For IPv4 it's very simple - I update the CNAME record and there's no further configuration required - my NAT works and traffic flows. Assumedly I could automate this simply with a DDNS client my router likely already has built in.

For IPv6, I presume I need to look up all the machines (likely via logging into them as DHCPv6 doesn't appear the norm), then go through an update all records? I understand a static suffix may help on inferring the new address, but surely I either have lots of manual updating to do now or need to run a DDNS client per machine?

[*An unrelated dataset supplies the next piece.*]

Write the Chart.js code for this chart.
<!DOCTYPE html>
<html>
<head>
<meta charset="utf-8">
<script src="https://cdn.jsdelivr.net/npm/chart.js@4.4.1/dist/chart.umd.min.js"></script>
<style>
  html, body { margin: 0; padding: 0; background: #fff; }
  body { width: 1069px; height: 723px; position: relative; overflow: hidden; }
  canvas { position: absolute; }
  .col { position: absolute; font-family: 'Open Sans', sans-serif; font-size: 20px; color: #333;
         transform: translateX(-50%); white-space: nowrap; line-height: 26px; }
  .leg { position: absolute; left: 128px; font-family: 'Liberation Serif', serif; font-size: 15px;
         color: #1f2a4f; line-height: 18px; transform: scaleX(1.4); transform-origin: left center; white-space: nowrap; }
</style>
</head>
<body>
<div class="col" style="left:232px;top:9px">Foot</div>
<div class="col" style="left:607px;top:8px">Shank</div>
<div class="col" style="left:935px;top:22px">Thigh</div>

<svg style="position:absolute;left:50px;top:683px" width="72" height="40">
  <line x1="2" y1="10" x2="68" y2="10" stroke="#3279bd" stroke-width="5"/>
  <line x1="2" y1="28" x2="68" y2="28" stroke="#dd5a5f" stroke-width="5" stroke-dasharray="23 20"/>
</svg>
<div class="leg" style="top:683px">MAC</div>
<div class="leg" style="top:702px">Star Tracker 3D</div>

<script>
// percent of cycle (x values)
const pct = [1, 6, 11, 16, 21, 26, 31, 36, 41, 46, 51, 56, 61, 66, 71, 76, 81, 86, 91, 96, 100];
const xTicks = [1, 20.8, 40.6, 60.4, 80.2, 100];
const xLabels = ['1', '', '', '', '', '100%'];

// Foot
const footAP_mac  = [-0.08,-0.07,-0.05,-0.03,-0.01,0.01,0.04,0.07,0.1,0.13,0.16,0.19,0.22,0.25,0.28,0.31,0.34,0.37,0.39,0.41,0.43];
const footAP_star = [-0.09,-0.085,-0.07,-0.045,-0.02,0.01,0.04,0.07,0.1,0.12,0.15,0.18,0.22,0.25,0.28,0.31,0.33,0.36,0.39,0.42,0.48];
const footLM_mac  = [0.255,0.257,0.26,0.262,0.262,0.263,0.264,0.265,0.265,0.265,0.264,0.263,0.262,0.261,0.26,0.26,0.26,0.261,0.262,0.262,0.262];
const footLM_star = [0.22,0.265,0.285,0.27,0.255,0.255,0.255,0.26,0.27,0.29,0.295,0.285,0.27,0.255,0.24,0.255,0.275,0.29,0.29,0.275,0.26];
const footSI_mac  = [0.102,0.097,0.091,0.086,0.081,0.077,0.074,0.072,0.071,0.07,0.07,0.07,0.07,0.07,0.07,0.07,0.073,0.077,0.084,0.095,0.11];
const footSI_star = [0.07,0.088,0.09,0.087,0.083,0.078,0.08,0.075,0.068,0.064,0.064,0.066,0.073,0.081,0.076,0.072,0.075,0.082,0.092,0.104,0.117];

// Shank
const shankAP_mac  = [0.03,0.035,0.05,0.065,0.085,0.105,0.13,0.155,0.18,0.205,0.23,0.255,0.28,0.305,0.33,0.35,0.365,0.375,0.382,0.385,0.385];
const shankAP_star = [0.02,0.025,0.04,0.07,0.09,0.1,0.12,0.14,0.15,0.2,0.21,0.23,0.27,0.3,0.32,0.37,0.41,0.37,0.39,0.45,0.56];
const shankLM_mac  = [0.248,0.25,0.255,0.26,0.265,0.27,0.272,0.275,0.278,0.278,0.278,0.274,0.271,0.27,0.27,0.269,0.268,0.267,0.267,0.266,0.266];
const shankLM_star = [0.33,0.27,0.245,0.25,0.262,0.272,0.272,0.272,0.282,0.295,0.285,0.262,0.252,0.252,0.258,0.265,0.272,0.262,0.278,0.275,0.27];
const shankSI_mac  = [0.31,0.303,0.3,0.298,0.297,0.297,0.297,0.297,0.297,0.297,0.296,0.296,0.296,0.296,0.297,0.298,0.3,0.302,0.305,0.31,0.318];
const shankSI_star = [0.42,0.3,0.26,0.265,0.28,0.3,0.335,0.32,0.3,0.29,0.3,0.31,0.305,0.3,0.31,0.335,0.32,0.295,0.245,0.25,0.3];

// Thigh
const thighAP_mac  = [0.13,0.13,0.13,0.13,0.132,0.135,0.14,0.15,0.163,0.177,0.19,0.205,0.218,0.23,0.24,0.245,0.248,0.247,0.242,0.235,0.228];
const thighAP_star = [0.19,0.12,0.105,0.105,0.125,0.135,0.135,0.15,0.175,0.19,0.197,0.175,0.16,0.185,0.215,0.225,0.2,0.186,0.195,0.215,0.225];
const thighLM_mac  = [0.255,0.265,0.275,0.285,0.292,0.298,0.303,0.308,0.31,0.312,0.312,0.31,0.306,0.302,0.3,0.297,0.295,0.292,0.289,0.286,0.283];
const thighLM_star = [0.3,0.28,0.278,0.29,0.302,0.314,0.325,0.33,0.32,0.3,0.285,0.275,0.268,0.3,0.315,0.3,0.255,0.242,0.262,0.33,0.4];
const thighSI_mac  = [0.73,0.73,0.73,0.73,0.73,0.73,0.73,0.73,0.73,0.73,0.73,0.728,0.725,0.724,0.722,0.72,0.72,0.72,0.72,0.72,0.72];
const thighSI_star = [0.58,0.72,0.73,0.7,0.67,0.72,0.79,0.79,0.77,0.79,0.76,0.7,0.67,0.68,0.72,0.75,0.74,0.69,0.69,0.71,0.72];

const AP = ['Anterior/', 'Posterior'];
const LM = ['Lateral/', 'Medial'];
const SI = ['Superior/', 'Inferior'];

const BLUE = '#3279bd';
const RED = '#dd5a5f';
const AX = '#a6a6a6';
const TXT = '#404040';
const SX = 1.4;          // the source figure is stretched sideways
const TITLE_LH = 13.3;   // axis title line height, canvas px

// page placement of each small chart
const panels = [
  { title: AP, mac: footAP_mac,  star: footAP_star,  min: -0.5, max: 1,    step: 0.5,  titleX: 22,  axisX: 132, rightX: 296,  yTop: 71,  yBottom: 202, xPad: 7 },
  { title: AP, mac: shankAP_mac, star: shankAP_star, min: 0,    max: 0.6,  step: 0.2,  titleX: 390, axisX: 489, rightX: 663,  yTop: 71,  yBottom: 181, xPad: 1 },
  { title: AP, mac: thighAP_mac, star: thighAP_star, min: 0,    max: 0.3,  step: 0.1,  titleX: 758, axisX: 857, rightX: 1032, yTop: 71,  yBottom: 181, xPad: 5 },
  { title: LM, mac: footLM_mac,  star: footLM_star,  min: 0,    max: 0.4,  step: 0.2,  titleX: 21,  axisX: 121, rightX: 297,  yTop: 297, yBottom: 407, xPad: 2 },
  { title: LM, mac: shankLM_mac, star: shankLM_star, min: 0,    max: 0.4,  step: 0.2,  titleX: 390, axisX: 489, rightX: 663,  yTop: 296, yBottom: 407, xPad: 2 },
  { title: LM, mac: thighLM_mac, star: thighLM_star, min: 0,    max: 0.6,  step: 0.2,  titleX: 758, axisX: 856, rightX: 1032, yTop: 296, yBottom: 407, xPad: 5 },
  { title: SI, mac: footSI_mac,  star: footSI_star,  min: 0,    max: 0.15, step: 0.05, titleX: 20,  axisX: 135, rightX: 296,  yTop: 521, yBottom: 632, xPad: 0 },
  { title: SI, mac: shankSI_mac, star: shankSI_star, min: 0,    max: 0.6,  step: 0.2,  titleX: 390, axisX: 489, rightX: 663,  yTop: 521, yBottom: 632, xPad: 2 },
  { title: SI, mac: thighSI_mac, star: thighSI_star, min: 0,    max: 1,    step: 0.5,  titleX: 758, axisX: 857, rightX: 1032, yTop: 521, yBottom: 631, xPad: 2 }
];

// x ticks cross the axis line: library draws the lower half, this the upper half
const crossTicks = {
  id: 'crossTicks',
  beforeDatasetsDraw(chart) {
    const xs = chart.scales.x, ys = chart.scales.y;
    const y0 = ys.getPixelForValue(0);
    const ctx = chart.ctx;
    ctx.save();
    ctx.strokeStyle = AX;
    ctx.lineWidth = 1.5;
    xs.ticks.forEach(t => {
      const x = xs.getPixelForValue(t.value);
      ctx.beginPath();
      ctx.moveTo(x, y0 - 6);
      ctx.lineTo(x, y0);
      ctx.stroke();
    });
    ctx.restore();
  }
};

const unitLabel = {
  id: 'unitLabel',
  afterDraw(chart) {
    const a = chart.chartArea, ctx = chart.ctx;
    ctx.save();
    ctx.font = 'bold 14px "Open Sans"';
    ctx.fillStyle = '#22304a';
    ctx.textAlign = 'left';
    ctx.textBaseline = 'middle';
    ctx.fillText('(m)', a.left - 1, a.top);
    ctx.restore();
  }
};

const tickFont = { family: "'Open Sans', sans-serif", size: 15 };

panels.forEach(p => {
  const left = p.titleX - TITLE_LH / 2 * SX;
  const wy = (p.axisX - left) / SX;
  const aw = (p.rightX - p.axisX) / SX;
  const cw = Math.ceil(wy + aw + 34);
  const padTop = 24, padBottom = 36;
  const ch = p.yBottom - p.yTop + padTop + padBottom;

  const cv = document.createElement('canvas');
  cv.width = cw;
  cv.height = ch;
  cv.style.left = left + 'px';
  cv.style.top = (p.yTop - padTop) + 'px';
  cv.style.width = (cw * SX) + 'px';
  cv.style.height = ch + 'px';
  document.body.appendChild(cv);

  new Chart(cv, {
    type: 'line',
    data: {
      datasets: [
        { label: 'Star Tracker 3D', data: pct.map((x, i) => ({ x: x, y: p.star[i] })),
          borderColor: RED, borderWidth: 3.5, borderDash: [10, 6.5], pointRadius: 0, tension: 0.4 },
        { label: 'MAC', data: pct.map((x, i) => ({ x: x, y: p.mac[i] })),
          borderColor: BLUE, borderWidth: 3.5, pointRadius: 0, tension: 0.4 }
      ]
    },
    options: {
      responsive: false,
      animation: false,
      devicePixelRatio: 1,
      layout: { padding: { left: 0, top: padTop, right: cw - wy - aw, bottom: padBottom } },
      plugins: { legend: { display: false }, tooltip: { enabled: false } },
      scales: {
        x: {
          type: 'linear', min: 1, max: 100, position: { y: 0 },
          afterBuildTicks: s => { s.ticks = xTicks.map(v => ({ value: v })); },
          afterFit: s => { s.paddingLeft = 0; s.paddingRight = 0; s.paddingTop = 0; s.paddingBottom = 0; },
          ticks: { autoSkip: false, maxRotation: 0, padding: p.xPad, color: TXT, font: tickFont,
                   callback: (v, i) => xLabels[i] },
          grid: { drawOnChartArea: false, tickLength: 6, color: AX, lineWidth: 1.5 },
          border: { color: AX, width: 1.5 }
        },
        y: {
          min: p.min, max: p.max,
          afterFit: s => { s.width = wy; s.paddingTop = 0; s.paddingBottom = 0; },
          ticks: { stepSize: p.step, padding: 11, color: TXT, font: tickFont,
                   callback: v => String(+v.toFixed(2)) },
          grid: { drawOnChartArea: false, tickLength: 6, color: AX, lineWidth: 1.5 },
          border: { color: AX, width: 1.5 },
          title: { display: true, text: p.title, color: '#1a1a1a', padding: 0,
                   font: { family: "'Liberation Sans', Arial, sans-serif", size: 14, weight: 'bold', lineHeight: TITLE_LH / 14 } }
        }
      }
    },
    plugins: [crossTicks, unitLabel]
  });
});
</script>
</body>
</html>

I have tried running a dual stack, but every time I try it seems to be significantly more steps and complexity than IPv4, but maybe I'm missing something.




I think a DDNS client per device is the simplest solution. With https://dns.he.net, this can be an hourly cron job that fetches a URL, so no additional software is needed.

Alternatively, if your devices have a stable suffix, https://dynv6.com/ supports prefix updates across multiple records.


> I think a DDNS client per device is the simplest solution. With https://dns.he.net, this can be an hourly cron job that fetches a URL, so no additional software is needed.

Sure, but depending on what you have set up a lot of maintenance and complexity compared to NAT.

> Alternatively, if your devices have a stable suffix, https://dynv6.com/ supports prefix updates across multiple records.

That is cool and interesting, thanks! Like a lot of people self hosting, the hosted nature of it is unappealing to be, but the concept is workable with a self-hosted solution for sure.